'Hold Your Horse Is' are a trio of energetic math-rockers from southern England who've been hacking away at the underground touring circuit for the last couple years. That’s all about to change. Hold Your Horse Is (HYHI) are no longer content with playing in the dives that Hundred Reasons began their career in – their goal is to be "your new favourite band" (as the PR explains) in the same way Hundred Reasons won the UK's heart all those years back.
This new 6 track EP, 'Rammin' It Home', is their first official release for Big Scary Monsters (following a couple self-released tracks), and HYHI have managed to bag a pretty credible producer for it, in the form of Gordon Mills (his past credentials include alt-legends The Bluetones). Kicking off this half-hour of pacey post-hardcore is free digital single 'You Show Up,' a stabbing riff giving way to some pummeling drums and a barked but tuneful chorus. The second track 'Mackerel Jackson' offers more of the same crashing drums and angular riffs with Robin Pearson's everyman vocals overseeing the whole affair - an appealing vocal performance that seems to stir up memories of everyone from Frank Turner and Cedric Bixler to Blood Red Shoes’ Steven Ansell.

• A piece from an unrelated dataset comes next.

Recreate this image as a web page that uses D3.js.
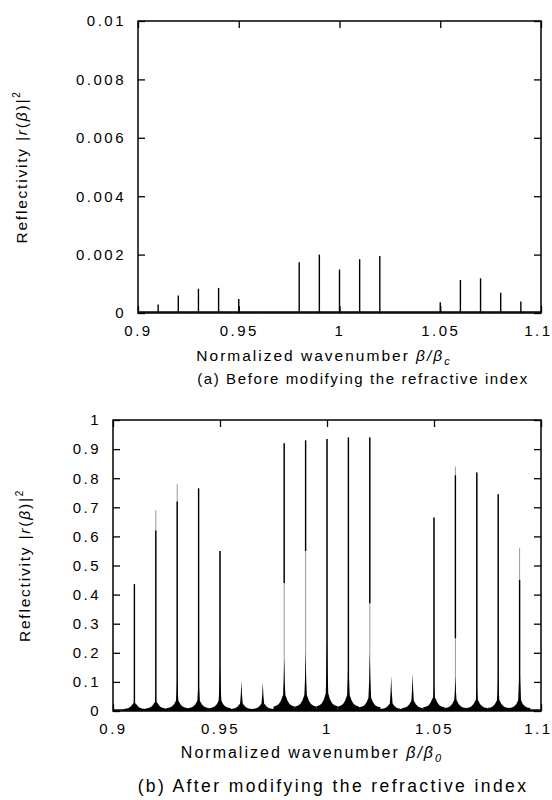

Track 3, 'Non-Stop Physical Training Track,' is perhaps the highlight of this blistering EP with erratic tempo changes and blended post-hardcore guitar-parts. Listening to this song, and the EP as a whole, one can’t help but lovingly think back to mid-career Biffy Clyro - when they were at their most experimental. If this song came sans vocals it'd be hard not to differentiate this from a Biffy demo. But hey, whats wrong with that? Biffy have (for the most part) dropped their heavy riffing and alternating time signatures in favour of Foo Fighters-friendly stadium rock - HYHI come with enough charisma and experimental ambition that they just might be able to fill that void ‘Infinity Land' era Biffy-fans have been crying over.
'Starts And Ends' is a short and sharp burst of math-core, with Yourcodenameis:milo style yelps towards the end, and 'Casual' begins mellow before building up to a mammoth, southern metal-tinged riff that Clutch would be proud to call their own. Closing track 'Welcome To Obscurity' brings to mind fallen heroes Million Dead – ample punk-rock attitude woven with understated melodies. Great track. Great EP.
The only negative point that could be made about ‘Rammin' It Home’ is the EP doesn't really present anything original, something you could perhaps discern from all the band references in this piece. But just because there's nothing groundbreaking about Hold Your Horse Is doesn't prevent them being one of the most satisfying finds of 2010. They make their influences clear - intentionally I'm sure. And for those yearning for the post-hardcore bands of yesteryear, or those begging for Biffy to shove their Mercury Award-nominated ‘Only Revolutions’ in the skip and bring back the crazy (screams and all), then look no further. The new Million Dead anyone?